“Until we have systems in place to ensure that any product that comes in from overseas is asbestos-free then we really need to consider what we are importing, and if that means not importing similar products until that can be resolved then that’s what we should do,” The Construction Forestry Mining and Energy Union’s West Australian State Secretary Mick Buchan said.
The construction union has called on the Federal Government to consider a temporary ban on the importation of some building materials from China.
It comes in the wake of a report into the discovery of white asbestos in the roof panels at the new Perth Children’s Hospital.
The Construction Forestry Mining and Energy Union’s West Australian State Secretary Mick Buchan said certain Chinese building products might need to be stopped at the border.
The interim report released today by WA’s Building Commissioner Peter Gow blames the presence of the asbestos on both a failure of the procurement process and the contract management process.
“John Holland and Yuanda Australia correctly specified that the materials that they were going to put into the hospital should not contain asbestos, they should be asbestos free,” Mr Gow said.
“There was a problem or a hiccup in the production process in China and inappropriate or non-conforming materials were in fact included in the panels.”
The hospital is being built by John Holland, which was sold to China’s CCCC International last year.
The former federal treasurer Joe Hockey approved the sale under the nation’s foreign investment rules.
John Holland subcontracted another Chinese company, Yuanda, to supply the roof panels which the asbestos was found in.
Case should ‘serve as lesson’
Mr Gow said the case should serve as a lesson for the entire Australian building industry.
“There is a continuing risk to the Western Australian and the Australian construction industries from non-conforming products and we need to work with our colleagues in other states to make sure there are proper processes in place,” he said.
The commission accepted John Holland’s procurement process was in line with industry standards, but said it could be improved.
It also found it was the manufacturing process employed by Yuanda that allowed non-specified and non conforming products to enter the supply chain.
“Workers, contractors, other people involved really need to be very careful about cutting materials that could contain asbestos, having proper dust control in place and managing the health and safety risk that occurs,” Mr Gow said.
Asbestos dust control inadequate
Mr Buchan slammed what he saw as a lack of detail in the report.
He was also furious about the amount of dust workers were exposed to when they cut the panels.
Mr Gow agreed it could have been handled better.
“There is some evidence I think that the dust control and the work control around cutting the holes in the [roof] panels could have had better dust control and that would have reduced the risk and the hazard that eventually occurred,” he said.
The report points out that China still allows asbestos in building materials.

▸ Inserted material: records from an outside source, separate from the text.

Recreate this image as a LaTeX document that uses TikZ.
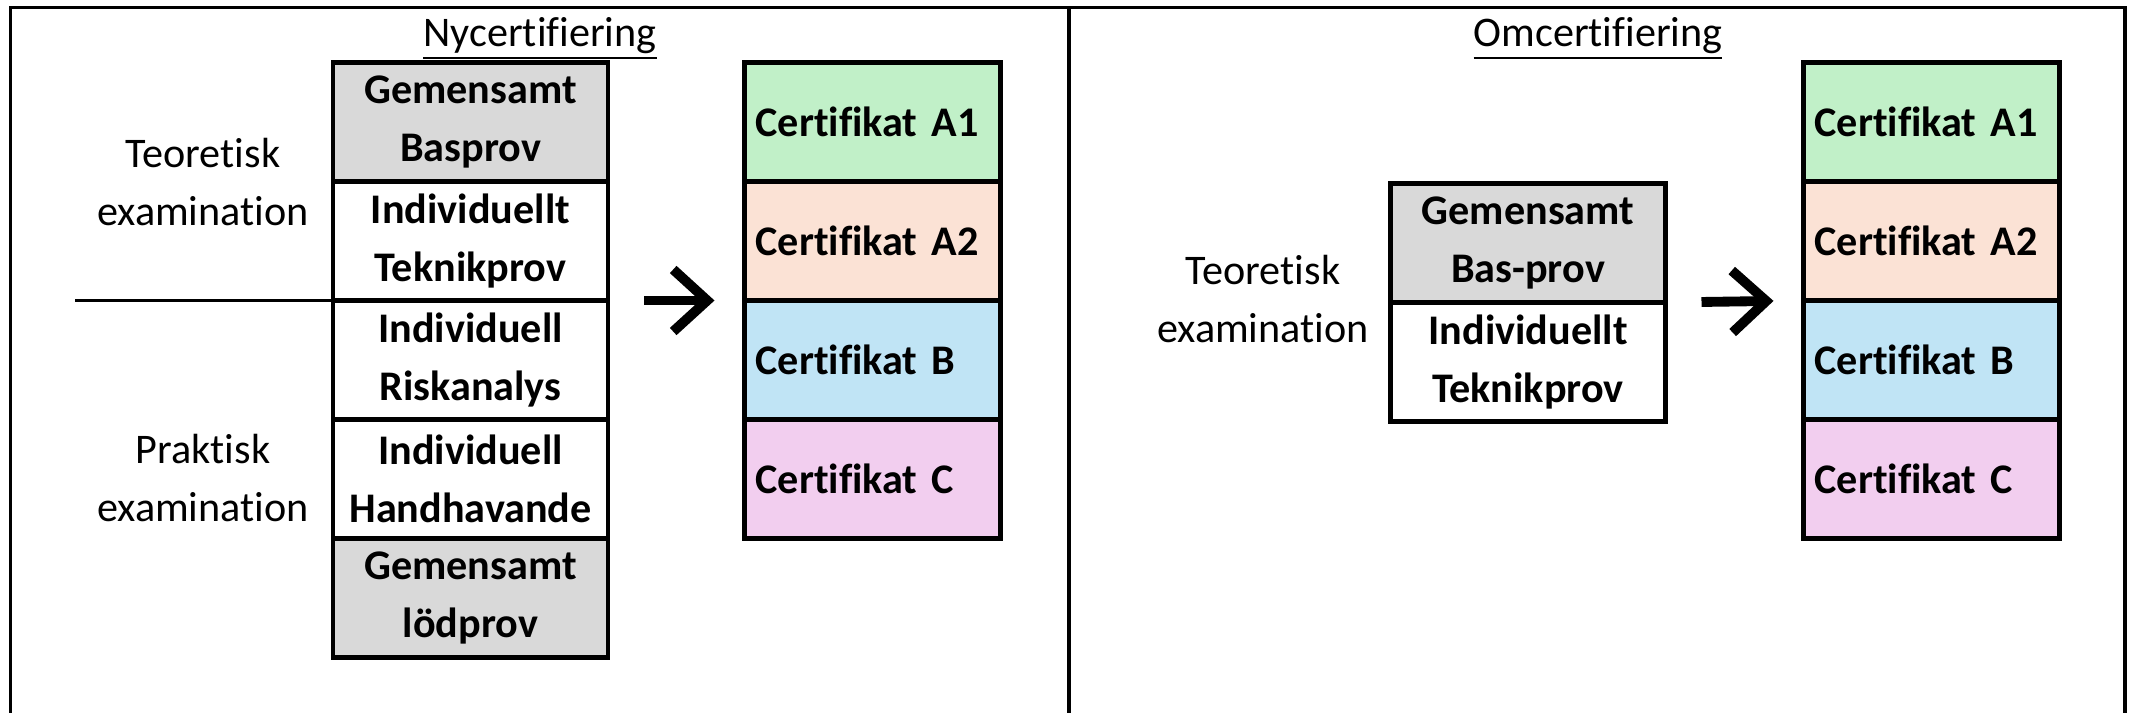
\documentclass[tikz,border=0pt]{standalone}
\usepackage{fontspec}
\setmainfont{Carlito}[Ligatures=NoCommon, WordSpace=0.85]
\usetikzlibrary{positioning,arrows.meta}
\definecolor{grayfill}{HTML}{D9D9D9}
\definecolor{greenfill}{HTML}{C1F0C8}
\definecolor{peachfill}{HTML}{FBE2D5}
\definecolor{bluefill}{HTML}{C0E4F5}
\definecolor{pinkfill}{HTML}{F2CEEF}

\begin{document}
\begin{tikzpicture}[main/.style = {draw, line width=1.3pt, minimum width=2.75cm, minimum height=1.19cm, inner sep=0, outer sep=0, align=center, font=\fontsize{12}{16.4}\selectfont\bfseries}, node distance={0pt},
  graynode/.style={main, fill=grayfill},
  whitenode/.style={main, fill=white},
  certnode/.style={main, minimum width=2.56cm, text width=2.34cm, inner xsep=0.11cm, align=left},
  greennode/.style={certnode, fill=greenfill},
  peachnode/.style={certnode, fill=peachfill},
  bluenode/.style={certnode, fill=bluefill},
  pinknode/.style={certnode, fill=pinkfill},
  sidetext/.style={align=center, font=\fontsize{12}{16.7}\selectfont},
  heading/.style={anchor=base, font=\fontsize{12}{14}\selectfont},
  borderline/.style={line width=1pt},
  bigarrow/.style={-{Straight Barb[length=3.4mm, width=6.2mm]}, line width=2.8pt, shorten <=0.36cm, shorten >=0.3cm}]
        \useasboundingbox (0,0) rectangle (21.30,-7.13);
        \draw[borderline] (0.105,-7.13) |- (21.25,-0.075) -- (21.25,-7.13);
        \draw[borderline] (10.69,-0.075) -- (10.69,-7.13);
        \node[heading] (ny) at (5.40,-0.46) {\underline{Nycertifiering}};
        \node[heading] (om) at (15.98,-0.46) {\underline{Omcertifiering}};
        \node[graynode] (1) at (4.705,-1.22) {Gemensamt\\Basprov};
        \node[whitenode] (2) [below=of 1] {Individuellt\\Teknikprov};
        \node[whitenode] (3) [below=of 2] {Individuell\\Riskanalys};
        \node[whitenode] (4) [below=of 3] {Individuell\\Handhavande};
        \node[graynode] (5) [below=of 4] {Gemensamt\\lödprov};
        \node[sidetext] (teo) at (2.03,-1.82) {Teoretisk\\examination};
        \node[sidetext] (prak) at (2.03,-4.78) {Praktisk\\examination};
        \coordinate (cut) at (0.75,-3.02);
        \draw[line width=0.85pt] (cut |- 2.south west) -- (2.south west);
        \node[greennode] (c1) at (8.725,-1.22) {Certifikat A1};
        \node[peachnode] (c2) [below=of c1] {Certifikat A2};
        \node[bluenode] (c3) [below=of c2] {Certifikat B};
        \node[pinknode] (c4) [below=of c3] {Certifikat C};
        \draw[bigarrow] (2.south east) -- (c2.south west);
        \node[graynode] (r1) at (15.28,-2.43) {Gemensamt\\Bas-prov};
        \node[whitenode] (r2) [below=of r1] {Individuellt\\Teknikprov};
        \node[sidetext] (rteo) at (12.63,-2.99) {Teoretisk\\examination};
        \node[greennode] (d1) at (19.315,-1.22) {Certifikat A1};
        \node[peachnode] (d2) [below=of d1] {Certifikat A2};
        \node[bluenode] (d3) [below=of d2] {Certifikat B};
        \node[pinknode] (d4) [below=of d3] {Certifikat C};
        \draw[bigarrow] (r1.south east) -- (d2.south west);
    \end{tikzpicture}
\end{document}
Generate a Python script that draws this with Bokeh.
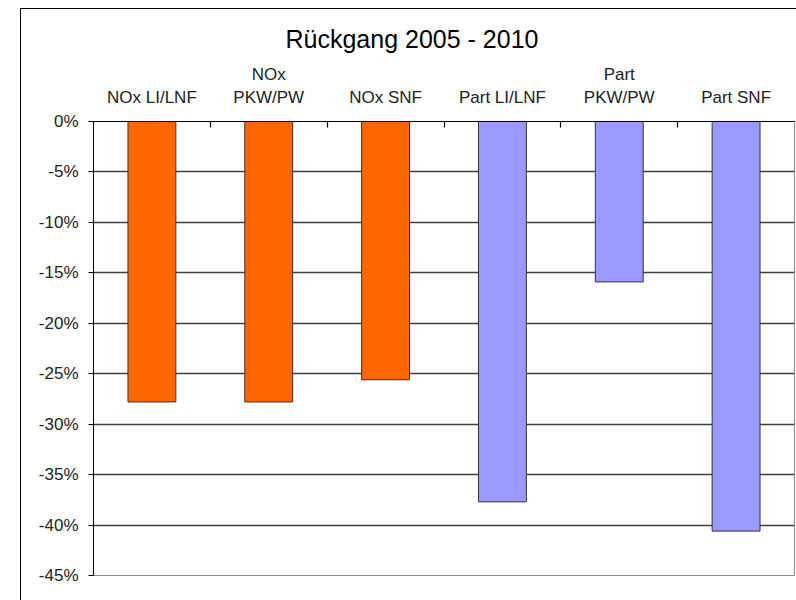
from bokeh.plotting import figure
from bokeh.models import (Range1d, FixedTicker, NumeralTickFormatter, LinearAxis,
                          ColumnDataSource, Title)
from bokeh.embed import file_html
from bokeh.resources import INLINE

# ---- data ----
categories = ["NOx LI/LNF", "NOx\nPKW/PW", "NOx SNF", "Part LI/LNF", "Part\nPKW/PW", "Part SNF"]
values = [-0.278, -0.278, -0.256, -0.377, -0.159, -0.406]
groups = ["NOx", "NOx", "NOx", "Part", "Part", "Part"]
y_ticks = [0.0, -0.05, -0.10, -0.15, -0.20, -0.25, -0.30, -0.35, -0.40, -0.45]
title_text = "Rückgang 2005 - 2010"

group_colors = {"NOx": "#FF6600", "Part": "#9999FF"}
FONT = "Liberation Sans"

n = len(categories)
centers = [i + 0.5 for i in range(n)]
src = ColumnDataSource(dict(
    x=centers,
    bottom=values,
    top=[0.0] * n,
    color=[group_colors[g] for g in groups],
))

p = figure(width=776, height=592, output_backend="svg", toolbar_location=None,
           x_range=Range1d(0, n), y_range=Range1d(min(y_ticks), 0),
           x_axis_location=None, y_axis_location=None,
           min_border_left=72, min_border_right=3, min_border_top=112, min_border_bottom=26)
p.margin = (8, 0, 0, 20)
p.styles = {"border-left": "1px solid black", "border-top": "1px solid black",
            "box-sizing": "border-box"}

p.background_fill_color = "white"
p.border_fill_color = "white"
p.outline_line_color = "#8c8c8c"
p.outline_line_width = 1

p.vbar(x="x", top="top", bottom="bottom", width=0.41, source=src,
       fill_color="color", line_color="#333333", line_width=1)

# left axis
yax = LinearAxis(ticker=FixedTicker(ticks=y_ticks),
                 formatter=NumeralTickFormatter(format="0%"))
yax.major_tick_in = 0
yax.major_tick_out = 5
yax.minor_tick_line_color = None
yax.major_label_standoff = 10
yax.axis_line_color = "black"
yax.major_tick_line_color = "black"
yax.major_label_text_font = FONT
yax.major_label_text_font_size = "17px"
yax.major_label_text_color = "#222222"
p.add_layout(yax, "left")

# top axis: boundary ticks
xt = LinearAxis(ticker=FixedTicker(ticks=list(range(1, n))))
xt.major_tick_in = 6
xt.major_tick_out = 0
xt.minor_tick_line_color = None
xt.major_label_overrides = {i: "" for i in range(1, n)}
xt.major_label_standoff = 0
xt.axis_line_color = "black"
xt.major_tick_line_color = "black"
xt.major_tick_line_width = 1.2

# top axis: category labels
xl = LinearAxis(ticker=FixedTicker(ticks=centers))
xl.major_label_overrides = {c: lab for c, lab in zip(centers, categories)}
xl.major_tick_in = 0
xl.major_tick_out = 0
xl.minor_tick_line_color = None
xl.axis_line_color = None
xl.major_label_standoff = 15
xl.major_label_text_font = FONT
xl.major_label_text_font_size = "17px"
xl.major_label_text_color = "#222222"

p.above = [xt, xl]

# gridlines
p.xgrid.visible = False
p.ygrid.ticker = FixedTicker(ticks=y_ticks)
p.ygrid.grid_line_color = "#404040"
p.ygrid.grid_line_width = 1.3

p.title = Title(text=title_text, align="left", offset=192, standoff=17,
                text_font=FONT, text_font_size="25px", text_font_style="normal",
                text_color="black")

open("out.html", "w").write(file_html(p, INLINE))
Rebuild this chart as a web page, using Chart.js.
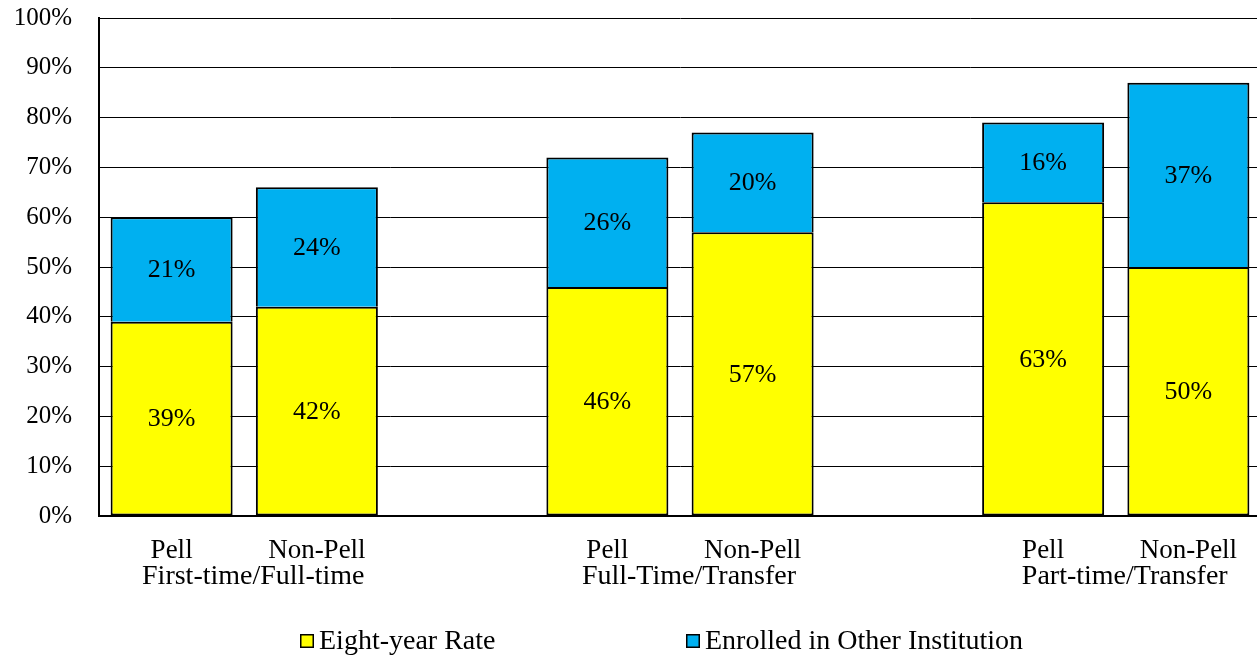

It also states that the Department of Immigration does not test every batch of imported building material for asbestos contributed to the presence of asbestos at the hospital.
Mr Gow said it was difficult to police.
“There’s a vast amount of stuff that’s imported into the country and clearly it’s not possible to stop everything at the border or test everything,” he said.
In a statement Yuanda Australia said independent asbestos experts were testing all 68 sites across Australia where its products had been installed.
It said so far 28 locations had been tested and all samples had come up negative.
The Department of Immigration and Border Protection said it had been checking Yuanda shipments closely as it “proactively manages” the risk of asbestos-containing products from entering Australia.
Since the discovery of asbestos in Yuanda products in both Perth and Brisbane, Border Protection said it had detected asbestos in a Yuanda shipment which was to enter Australia.